On other issues, the candidates--especially Moynihan--part company. Though a committed liberal on domestic matters, he believes in a strong and assertive America. He accuses his opponents of hypocrisy because they demand all-out aid for Israel at the same time they insist on trimming the Pentagon budget. "Bella has never voted a dollar for American defense," he claims. "Never one single dollar. It is against this kind of demagoguery that I'm running."
Moynihan's combination of scholarly pursuits and public service is almost without parallel in America today. Along with ground-breaking books on ethnicity (Beyond the Melting Pot, co-authored by Nathan Glazer) and the Great Society (Maximum Feasible Misunderstanding), he served as a White House Counsellor to Richard Nixon and persuaded him to support an income-maintenance program. Later, Moynihan was named Ambassador to India by Nixon and Ambassador to the U.N. by Ford. He was expected to be no great shakes as a campaigner, but he seems to be catching on. With his polka-dot bow tie, his artfully rumpled look, appearing a mite donnish and inevitably puckish, he cuts a rare figure on the campaign trail. But then, no one ever accused him of being conventional. Bubbling over with ideas, he sometimes lets his thoughts race ahead of his prudence. But so far he has not made another gaffe on the order of "benign neglect," the phrase taken from one of his memos to Nixon and gleefully misinterpreted by his enemies. Moynihan was urging a moratorium on harsh racial rhetoric, but his words were twisted to make it appear he was recommending the neglect of blacks. For this and other dubious reasons, most black leaders in New York oppose his candidacy.
Doing her best to paint Moynihan as a Nixonite in Democratic clothing, Abzug stresses her six years in Congress. She quotes the often lavish praise of colleagues and pulls out a survey showing that she is regarded as one of the most effective members of the House. Following a schedule that would tax the stamina of a Sherpa, she has the advantage of instant recognition. Her floppy, broad-brimmed hat signaling her arrival, she evokes gasps and squeals wherever she goes. "I may not look like a Senator," she likes to say, "but I think I'm what a Senator should look like."

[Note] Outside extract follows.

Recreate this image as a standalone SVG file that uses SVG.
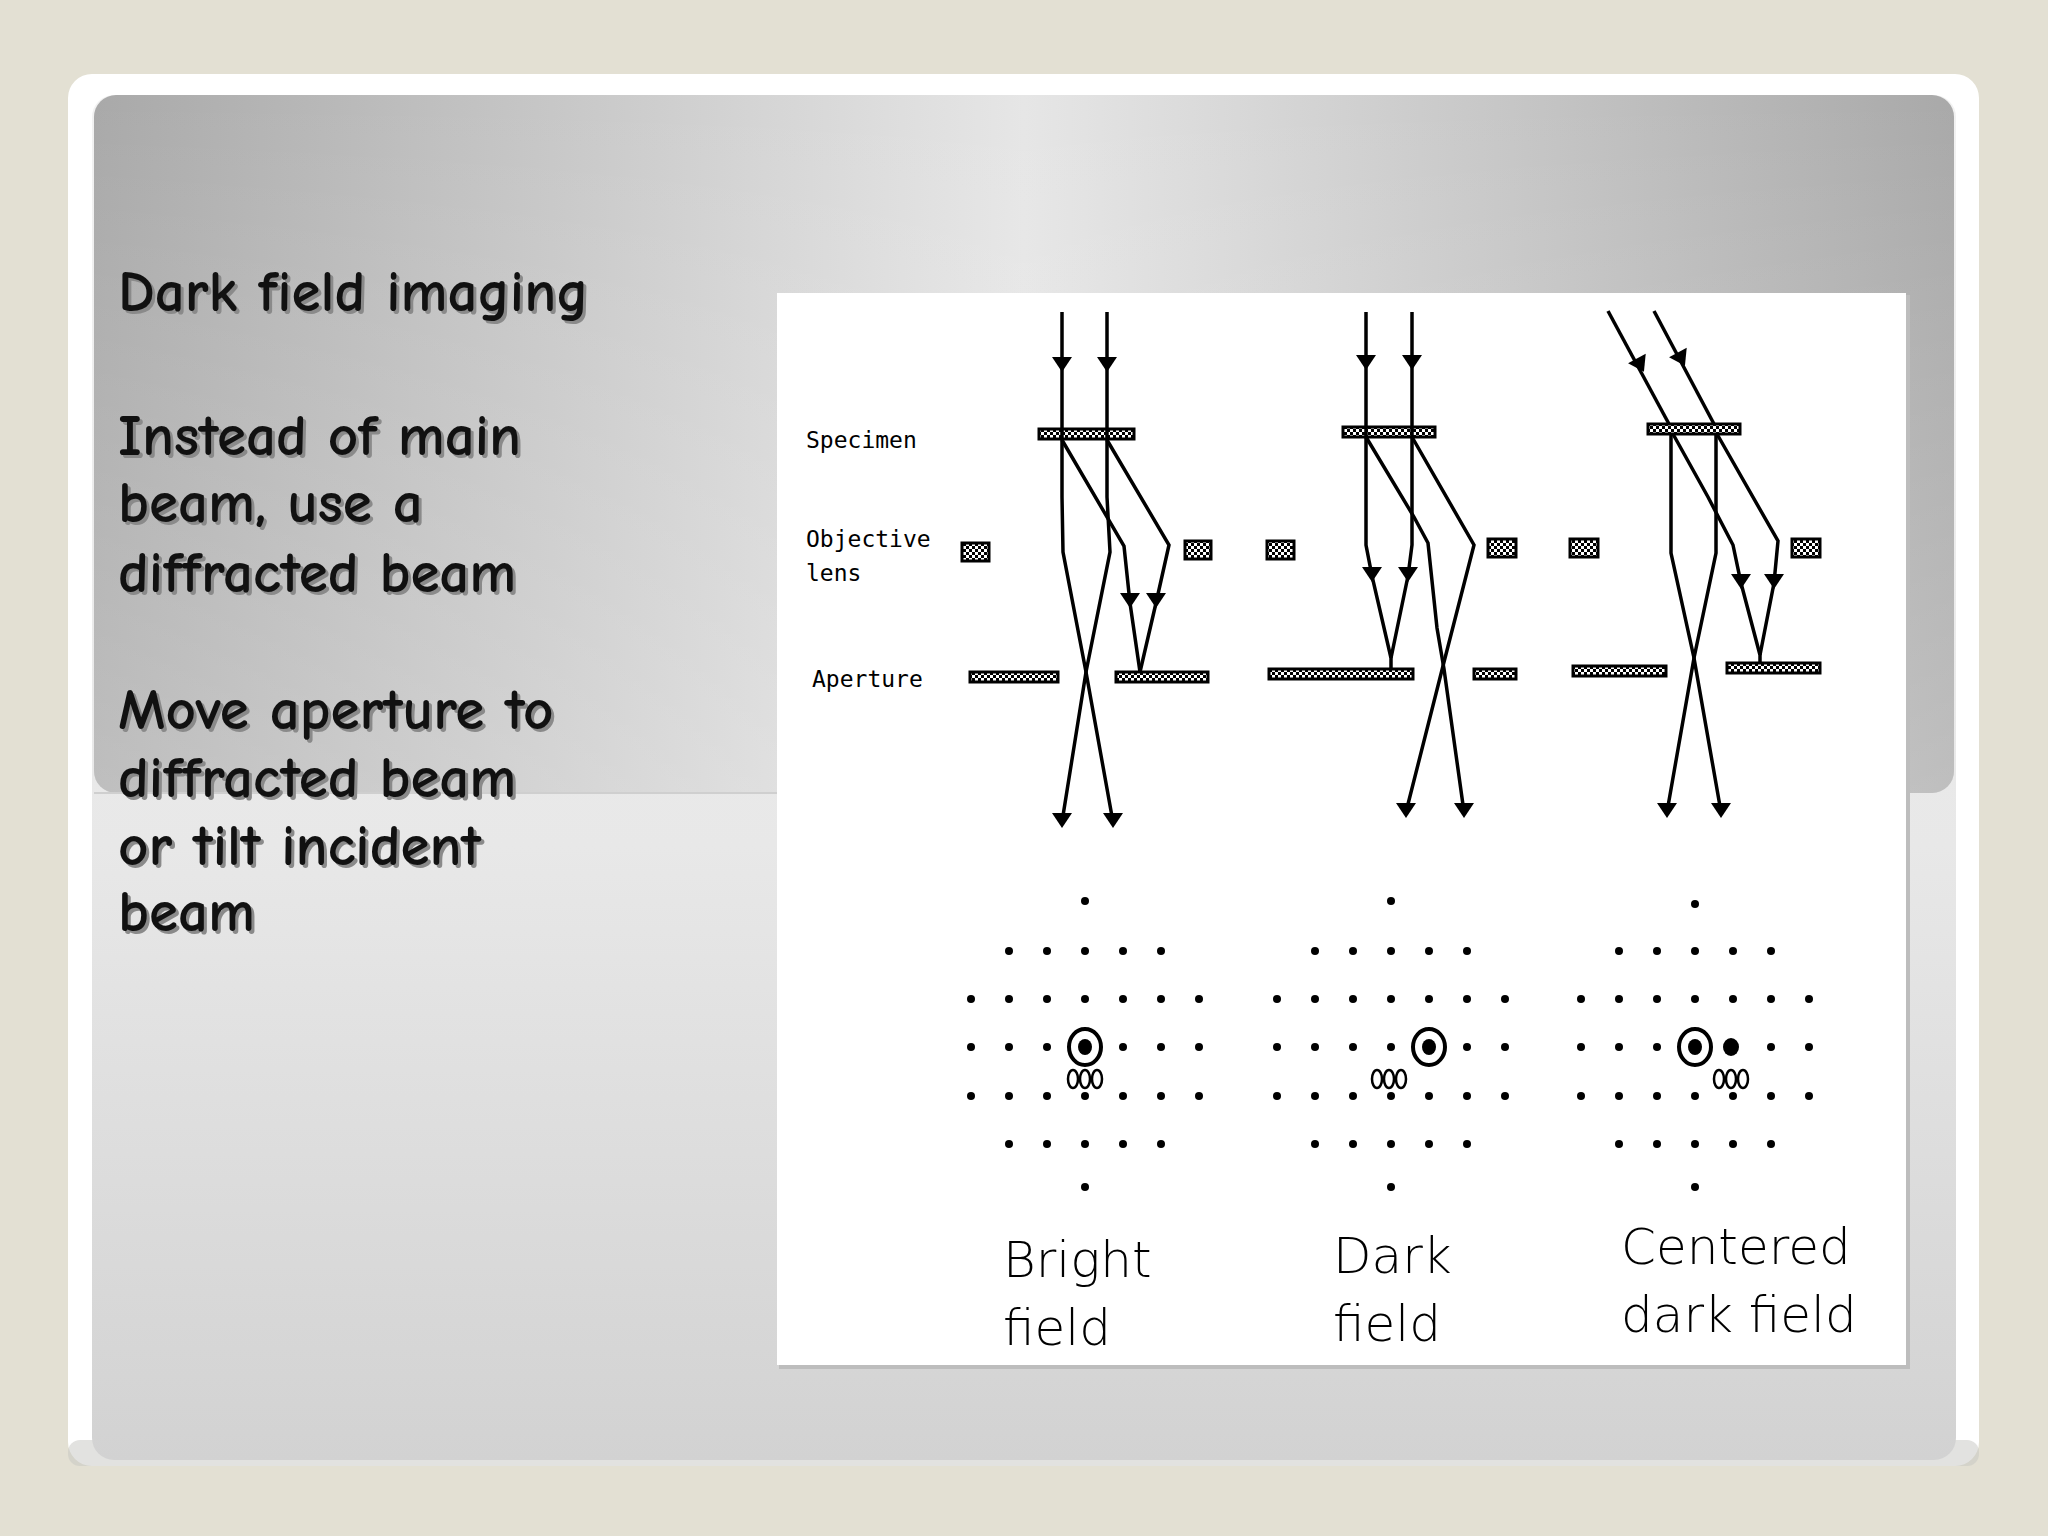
<svg xmlns="http://www.w3.org/2000/svg" xmlns:xlink="http://www.w3.org/1999/xlink" width="2048" height="1536" viewBox="0 0 2048 1536">
<defs>
<linearGradient id="body" x1="0" y1="0" x2="0" y2="1"><stop offset="0" stop-color="#f2f2f2"/><stop offset="0.55" stop-color="#e8e8e8"/><stop offset="1" stop-color="#d2d2d2"/></linearGradient>
<linearGradient id="head" x1="0" y1="0" x2="1" y2="0"><stop offset="0" stop-color="#a9a9a9"/><stop offset="0.5" stop-color="#e6e6e6"/><stop offset="1" stop-color="#a9a9a9"/></linearGradient>
<linearGradient id="headv" x1="0" y1="0" x2="0" y2="1"><stop offset="0" stop-color="#ffffff" stop-opacity="0"/><stop offset="1" stop-color="#ffffff" stop-opacity="0.25"/></linearGradient>
<pattern id="hatch" width="6" height="6" patternUnits="userSpaceOnUse"><rect width="6" height="6" fill="#fff"/><rect x="0" y="0" width="3" height="3" fill="#000"/><rect x="3" y="3" width="3" height="3" fill="#000"/></pattern>
<path id="ah" d="M-10,-13 L10,-13 L0,2 Z" fill="#000"/>
<style>
.t{font-family:"Comic Neue","DejaVu Sans",sans-serif;font-size:59px;font-weight:700;fill:#111}
.sh{font-family:"Comic Neue","DejaVu Sans",sans-serif;font-size:59px;font-weight:700;fill:#8a8a8a}
.s{font-family:"DejaVu Sans Mono",monospace;font-size:23px;fill:#000}
.l{font-family:"DejaVu Sans",sans-serif;font-size:50px;fill:#000;font-weight:300}
.b{fill:none;stroke:#000;stroke-width:3.5}
.bar{fill:url(#hatch);stroke:#000;stroke-width:3}
.d{fill:#000}
</style>
</defs>
<rect width="2048" height="1536" fill="#e3e0d3"/>
<rect x="68" y="74" width="1911" height="1392" rx="24" fill="#ffffff"/>
<rect x="68" y="1440" width="1911" height="26" rx="12" fill="#c5c5c2" opacity="0.5"/>
<rect x="92" y="95" width="1864" height="1365" rx="22" fill="url(#body)"/>
<rect x="94" y="95" width="1860" height="698" rx="22" fill="url(#head)"/>
<rect x="94" y="95" width="1860" height="698" rx="22" fill="url(#headv)"/>
<line x1="94" y1="793" x2="777" y2="793" stroke="#cfcfcf" stroke-width="2"/>

<g id="text">
<text class="sh" x="121" y="314">Dark field imaging</text>
<text class="t" x="118" y="311">Dark field imaging</text>
<g class="sh" transform="translate(3,3)">
<text x="118" y="455">Instead of main</text><text x="118" y="522">beam, use a</text><text x="118" y="592">diffracted beam</text>
<text x="118" y="729">Move aperture to</text><text x="118" y="797">diffracted beam</text><text x="118" y="865">or tilt incident</text><text x="118" y="931">beam</text>
</g>
<g class="t">
<text x="118" y="455">Instead of main</text><text x="118" y="522">beam, use a</text><text x="118" y="592">diffracted beam</text>
<text x="118" y="729">Move aperture to</text><text x="118" y="797">diffracted beam</text><text x="118" y="865">or tilt incident</text><text x="118" y="931">beam</text>
</g>
</g>

<g id="figure">
<rect x="779" y="295" width="1131" height="1074" fill="#bdbdbd"/>
<rect x="777" y="293" width="1129" height="1072" fill="#ffffff"/>
</g>

<g id="labels">
<text class="s" x="806" y="448">Specimen</text>
<text class="s" x="806" y="547">Objective</text>
<text class="s" x="806" y="581">lens</text>
<text class="s" x="812" y="687">Aperture</text>
<text class="l" x="1003" y="1277">Bright</text><text class="l" x="1003" y="1345">field</text>
<text class="l" x="1333" y="1273">Dark</text><text class="l" x="1333" y="1341">field</text>
<text class="l" x="1621" y="1264">Centered</text><text class="l" x="1621" y="1332">dark field</text>
</g>

<g id="optics">
<rect class="bar" x="1039" y="429" width="95" height="10"/>
<rect class="bar" x="962" y="543" width="27" height="18"/><rect class="bar" x="1185" y="541" width="26" height="18"/>
<rect class="bar" x="970" y="672" width="88" height="10"/><rect class="bar" x="1116" y="672" width="92" height="10"/>
<rect class="bar" x="1343" y="427" width="92" height="10"/>
<rect class="bar" x="1267" y="541" width="27" height="18"/><rect class="bar" x="1488" y="539" width="28" height="18"/>
<rect class="bar" x="1269" y="669" width="144" height="10"/><rect class="bar" x="1474" y="669" width="42" height="10"/>
<rect class="bar" x="1648" y="424" width="92" height="10"/>
<rect class="bar" x="1570" y="539" width="28" height="18"/><rect class="bar" x="1792" y="539" width="28" height="18"/>
<rect class="bar" x="1573" y="666" width="93" height="10"/><rect class="bar" x="1727" y="663" width="93" height="10"/>
</g>

<g id="connectors">
<path class="b" d="M1062,312 V497 L1063,552 L1086,672 L1062,822"/>
<path class="b" d="M1107,312 V497 L1110,552 L1086,672 L1113,822"/>
<path class="b" d="M1062,440 L1124,546 L1130,603 L1140,672"/>
<path class="b" d="M1107,440 L1169,545 L1156,603 L1140,672"/>
<use xlink:href="#ah" x="1062" y="370"/><use xlink:href="#ah" x="1107" y="370"/>
<use xlink:href="#ah" x="1130" y="606"/><use xlink:href="#ah" x="1156" y="606"/>
<use xlink:href="#ah" x="1062" y="826"/><use xlink:href="#ah" x="1113" y="826"/>
<path class="b" d="M1366,312 V545 L1372,576 L1391,658 V669"/>
<path class="b" d="M1412,312 V545 L1408,576 L1391,658"/>
<path class="b" d="M1366,437 L1414,517 L1428,543 L1437,628 L1444,669 L1464,812"/>
<path class="b" d="M1412,437 L1474,545 L1444,662 L1406,812"/>
<use xlink:href="#ah" x="1366" y="368"/><use xlink:href="#ah" x="1412" y="368"/>
<use xlink:href="#ah" x="1372" y="580"/><use xlink:href="#ah" x="1408" y="580"/>
<use xlink:href="#ah" x="1406" y="816"/><use xlink:href="#ah" x="1464" y="816"/>
<path class="b" d="M1608,311 L1669,424"/>
<path class="b" d="M1654,311 L1714,424"/>
<path class="b" d="M1671,434 V553 L1694,658 L1667,812"/>
<path class="b" d="M1716,434 V553 L1694,658 L1721,812"/>
<path class="b" d="M1673,434 L1708,497 L1733,545 L1741,583 L1760,655 V663"/>
<path class="b" d="M1717,434 L1778,541 L1774,583 L1760,655"/>
<use xlink:href="#ah" transform="translate(1643,370) rotate(-28)"/><use xlink:href="#ah" transform="translate(1684,364) rotate(-28)"/>
<use xlink:href="#ah" x="1741" y="587"/><use xlink:href="#ah" x="1774" y="587"/>
<use xlink:href="#ah" x="1667" y="816"/><use xlink:href="#ah" x="1721" y="816"/>
</g>

<g id="pattern1" transform="translate(1085,0)">
<g class="d">
<circle cx="0" cy="901" r="4"/>
<circle cx="-76" cy="951" r="4"/><circle cx="-38" cy="951" r="4"/><circle cx="0" cy="951" r="4"/><circle cx="38" cy="951" r="4"/><circle cx="76" cy="951" r="4"/>
<circle cx="-114" cy="999" r="4"/><circle cx="-76" cy="999" r="4"/><circle cx="-38" cy="999" r="4"/><circle cx="0" cy="999" r="4"/><circle cx="38" cy="999" r="4"/><circle cx="76" cy="999" r="4"/><circle cx="114" cy="999" r="4"/>
<circle cx="-114" cy="1047" r="4"/><circle cx="-76" cy="1047" r="4"/><circle cx="-38" cy="1047" r="4"/><circle cx="38" cy="1047" r="4"/><circle cx="76" cy="1047" r="4"/><circle cx="114" cy="1047" r="4"/>
<circle cx="-114" cy="1096" r="4"/><circle cx="-76" cy="1096" r="4"/><circle cx="-38" cy="1096" r="4"/><circle cx="0" cy="1096" r="4"/><circle cx="38" cy="1096" r="4"/><circle cx="76" cy="1096" r="4"/><circle cx="114" cy="1096" r="4"/>
<circle cx="-76" cy="1144" r="4"/><circle cx="-38" cy="1144" r="4"/><circle cx="0" cy="1144" r="4"/><circle cx="38" cy="1144" r="4"/><circle cx="76" cy="1144" r="4"/>
<circle cx="0" cy="1187" r="4"/>
</g>
<ellipse cx="0" cy="1047" rx="16" ry="18" fill="none" stroke="#000" stroke-width="4"/><ellipse cx="0" cy="1047" rx="7" ry="8" class="d"/>
<g fill="none" stroke="#000" stroke-width="2.5"><ellipse cx="-12" cy="1079" rx="5" ry="9"/><ellipse cx="0" cy="1079" rx="5" ry="9"/><ellipse cx="12" cy="1079" rx="5" ry="9"/></g>
</g>

<g id="pattern2" transform="translate(1391,0)">
<g class="d">
<circle cx="0" cy="901" r="4"/>
<circle cx="-76" cy="951" r="4"/><circle cx="-38" cy="951" r="4"/><circle cx="0" cy="951" r="4"/><circle cx="38" cy="951" r="4"/><circle cx="76" cy="951" r="4"/>
<circle cx="-114" cy="999" r="4"/><circle cx="-76" cy="999" r="4"/><circle cx="-38" cy="999" r="4"/><circle cx="0" cy="999" r="4"/><circle cx="38" cy="999" r="4"/><circle cx="76" cy="999" r="4"/><circle cx="114" cy="999" r="4"/>
<circle cx="-114" cy="1047" r="4"/><circle cx="-76" cy="1047" r="4"/><circle cx="-38" cy="1047" r="4"/><circle cx="0" cy="1047" r="4"/><circle cx="76" cy="1047" r="4"/><circle cx="114" cy="1047" r="4"/>
<circle cx="-114" cy="1096" r="4"/><circle cx="-76" cy="1096" r="4"/><circle cx="-38" cy="1096" r="4"/><circle cx="0" cy="1096" r="4"/><circle cx="38" cy="1096" r="4"/><circle cx="76" cy="1096" r="4"/><circle cx="114" cy="1096" r="4"/>
<circle cx="-76" cy="1144" r="4"/><circle cx="-38" cy="1144" r="4"/><circle cx="0" cy="1144" r="4"/><circle cx="38" cy="1144" r="4"/><circle cx="76" cy="1144" r="4"/>
<circle cx="0" cy="1187" r="4"/>
</g>
<ellipse cx="38" cy="1047" rx="16" ry="18" fill="none" stroke="#000" stroke-width="4"/><ellipse cx="38" cy="1047" rx="7" ry="8" class="d"/>
<g fill="none" stroke="#000" stroke-width="2.5"><ellipse cx="-14" cy="1079" rx="5" ry="9"/><ellipse cx="-2" cy="1079" rx="5" ry="9"/><ellipse cx="10" cy="1079" rx="5" ry="9"/></g>
</g>

<g id="pattern3" transform="translate(1695,0)">
<g class="d">
<circle cx="0" cy="904" r="4"/>
<circle cx="-76" cy="951" r="4"/><circle cx="-38" cy="951" r="4"/><circle cx="0" cy="951" r="4"/><circle cx="38" cy="951" r="4"/><circle cx="76" cy="951" r="4"/>
<circle cx="-114" cy="999" r="4"/><circle cx="-76" cy="999" r="4"/><circle cx="-38" cy="999" r="4"/><circle cx="0" cy="999" r="4"/><circle cx="38" cy="999" r="4"/><circle cx="76" cy="999" r="4"/><circle cx="114" cy="999" r="4"/>
<circle cx="-114" cy="1047" r="4"/><circle cx="-76" cy="1047" r="4"/><circle cx="-38" cy="1047" r="4"/><circle cx="76" cy="1047" r="4"/><circle cx="114" cy="1047" r="4"/>
<circle cx="-114" cy="1096" r="4"/><circle cx="-76" cy="1096" r="4"/><circle cx="-38" cy="1096" r="4"/><circle cx="0" cy="1096" r="4"/><circle cx="38" cy="1096" r="4"/><circle cx="76" cy="1096" r="4"/><circle cx="114" cy="1096" r="4"/>
<circle cx="-76" cy="1144" r="4"/><circle cx="-38" cy="1144" r="4"/><circle cx="0" cy="1144" r="4"/><circle cx="38" cy="1144" r="4"/><circle cx="76" cy="1144" r="4"/>
<circle cx="0" cy="1187" r="4"/>
</g>
<ellipse cx="0" cy="1047" rx="16" ry="18" fill="none" stroke="#000" stroke-width="4"/><ellipse cx="0" cy="1047" rx="7" ry="8" class="d"/>
<ellipse cx="36" cy="1047" rx="8" ry="9" class="d"/>
<g fill="none" stroke="#000" stroke-width="2.5"><ellipse cx="24" cy="1079" rx="5" ry="9"/><ellipse cx="36" cy="1079" rx="5" ry="9"/><ellipse cx="48" cy="1079" rx="5" ry="9"/></g>
</g>
</svg>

If Bella has seemed less abrasive lately, it is obvious that she still knows how to use her elbows. Asked whether she would support Moynihan if he won the primary, she exploded: "I draw the line at going out and campaigning for a man who undermined the liberal tradition of the Democratic Party. He supported Nixon and Ford policies and has not yet repudiated those policies." Though 33 Democratic county leaders, not all of them Moynihan supporters, called on her to withdraw her statement, she would not budge.
A Good Day. Considered third in the contest, Clark is hoping for a rerun of his surprise victory in the 1974 senatorial primary. He still roams the streets in his Hush Puppies and narrow ties, chatting with voters if they are in a mood to listen, blending into the crowd if they are not. "You can't communicate very well on the street," he admits. "All you can say is, 'Hello. Have a good day.' " He has churned out position papers on every conceivable issue to appeal to thinking liberals, but their hearts mostly belong to Bella.
O'Dwyer, with his shock of white hair and Irish brogue, is a familiar figure. Nevertheless, he is trying to change his image. Identified as far back as anyone can remember with every possible liberal-left cause, he is casting himself as a "middle-of-the-road ethnic" in the probably forlorn hope of cutting into the Moynihan constituency. For all his radical past, he is also supported by the regular Democratic organization--showing that any renegade who stays around long enough eventually acquires respectability. The question is how much good this backing will do.
Hirschfeld is definitely a self-starter. He has no tangible support, no campaign organization, no issues, but plenty of gall and, more important, lots of money, which he earned from building parking garages.
Bella is considered ahead in the race. She starts with a militant following among New York's Jewish voters, who customarily cast almost 40% of the Democratic primary ballots. But Moynihan has cut into the Jewish vote with his impassioned defense of Israel at the U.N. Beyond that, he is more popular than Bella among moderate-to-conservative Roman Catholic voters, one of the state's largest voting blocs.
The incumbent, who faces a not-too-serious primary challenge from moderate Republican Congressman Peter Peyser, is no pushover. Thoughtful and engaging, he will base his campaign on the belief that voters are fed up with Government interference in so many aspects of their lives--just what his Democratic opponents want to increase.